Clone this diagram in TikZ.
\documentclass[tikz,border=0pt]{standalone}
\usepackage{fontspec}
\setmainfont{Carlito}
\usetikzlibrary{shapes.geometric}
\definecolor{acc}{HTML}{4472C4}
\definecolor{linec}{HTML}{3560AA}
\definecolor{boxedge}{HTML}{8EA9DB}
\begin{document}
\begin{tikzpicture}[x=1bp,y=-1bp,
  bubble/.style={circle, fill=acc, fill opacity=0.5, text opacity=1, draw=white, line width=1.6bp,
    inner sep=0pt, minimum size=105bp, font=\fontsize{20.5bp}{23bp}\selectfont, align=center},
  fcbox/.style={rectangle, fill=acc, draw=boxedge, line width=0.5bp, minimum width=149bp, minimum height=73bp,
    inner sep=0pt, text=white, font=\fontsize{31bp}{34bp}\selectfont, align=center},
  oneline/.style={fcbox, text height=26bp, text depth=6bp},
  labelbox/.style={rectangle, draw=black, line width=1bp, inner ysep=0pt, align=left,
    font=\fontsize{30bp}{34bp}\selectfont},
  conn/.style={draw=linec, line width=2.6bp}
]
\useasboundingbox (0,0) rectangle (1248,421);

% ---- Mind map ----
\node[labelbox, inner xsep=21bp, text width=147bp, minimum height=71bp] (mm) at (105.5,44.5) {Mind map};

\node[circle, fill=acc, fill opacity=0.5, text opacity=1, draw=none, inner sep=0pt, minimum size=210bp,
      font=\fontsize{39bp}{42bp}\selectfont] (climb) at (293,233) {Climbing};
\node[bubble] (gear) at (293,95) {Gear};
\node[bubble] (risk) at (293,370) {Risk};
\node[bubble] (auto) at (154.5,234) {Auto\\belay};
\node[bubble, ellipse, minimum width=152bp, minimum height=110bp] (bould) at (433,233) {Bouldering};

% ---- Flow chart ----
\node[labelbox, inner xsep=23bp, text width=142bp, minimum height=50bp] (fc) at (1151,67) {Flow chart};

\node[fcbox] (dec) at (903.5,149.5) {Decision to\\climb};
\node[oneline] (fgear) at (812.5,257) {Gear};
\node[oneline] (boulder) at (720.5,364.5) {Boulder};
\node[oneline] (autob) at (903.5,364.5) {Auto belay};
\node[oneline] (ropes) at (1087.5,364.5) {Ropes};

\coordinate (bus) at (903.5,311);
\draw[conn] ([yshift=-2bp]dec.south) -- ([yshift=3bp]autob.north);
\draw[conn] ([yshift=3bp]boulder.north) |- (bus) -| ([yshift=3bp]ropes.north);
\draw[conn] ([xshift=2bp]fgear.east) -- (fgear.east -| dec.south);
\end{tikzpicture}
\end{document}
:::::
● What to produce
Go through the listing above and restate it word for word.

● Answer to the exercise
Clone this diagram in TikZ.
\documentclass[tikz,border=0pt]{standalone}
\usepackage{fontspec}
\setmainfont{Carlito}
\usetikzlibrary{shapes.geometric}
\definecolor{acc}{HTML}{4472C4}
\definecolor{linec}{HTML}{3560AA}
\definecolor{boxedge}{HTML}{8EA9DB}
\begin{document}
\begin{tikzpicture}[x=1bp,y=-1bp,
  bubble/.style={circle, fill=acc, fill opacity=0.5, text opacity=1, draw=white, line width=1.6bp,
    inner sep=0pt, minimum size=105bp, font=\fontsize{20.5bp}{23bp}\selectfont, align=center},
  fcbox/.style={rectangle, fill=acc, draw=boxedge, line width=0.5bp, minimum width=149bp, minimum height=73bp,
    inner sep=0pt, text=white, font=\fontsize{31bp}{34bp}\selectfont, align=center},
  oneline/.style={fcbox, text height=26bp, text depth=6bp},
  labelbox/.style={rectangle, draw=black, line width=1bp, inner ysep=0pt, align=left,
    font=\fontsize{30bp}{34bp}\selectfont},
  conn/.style={draw=linec, line width=2.6bp}
]
\useasboundingbox (0,0) rectangle (1248,421);

% ---- Mind map ----
\node[labelbox, inner xsep=21bp, text width=147bp, minimum height=71bp] (mm) at (105.5,44.5) {Mind map};

\node[circle, fill=acc, fill opacity=0.5, text opacity=1, draw=none, inner sep=0pt, minimum size=210bp,
      font=\fontsize{39bp}{42bp}\selectfont] (climb) at (293,233) {Climbing};
\node[bubble] (gear) at (293,95) {Gear};
\node[bubble] (risk) at (293,370) {Risk};
\node[bubble] (auto) at (154.5,234) {Auto\\belay};
\node[bubble, ellipse, minimum width=152bp, minimum height=110bp] (bould) at (433,233) {Bouldering};

% ---- Flow chart ----
\node[labelbox, inner xsep=23bp, text width=142bp, minimum height=50bp] (fc) at (1151,67) {Flow chart};

\node[fcbox] (dec) at (903.5,149.5) {Decision to\\climb};
\node[oneline] (fgear) at (812.5,257) {Gear};
\node[oneline] (boulder) at (720.5,364.5) {Boulder};
\node[oneline] (autob) at (903.5,364.5) {Auto belay};
\node[oneline] (ropes) at (1087.5,364.5) {Ropes};

\coordinate (bus) at (903.5,311);
\draw[conn] ([yshift=-2bp]dec.south) -- ([yshift=3bp]autob.north);
\draw[conn] ([yshift=3bp]boulder.north) |- (bus) -| ([yshift=3bp]ropes.north);
\draw[conn] ([xshift=2bp]fgear.east) -- (fgear.east -| dec.south);
\end{tikzpicture}
\end{document}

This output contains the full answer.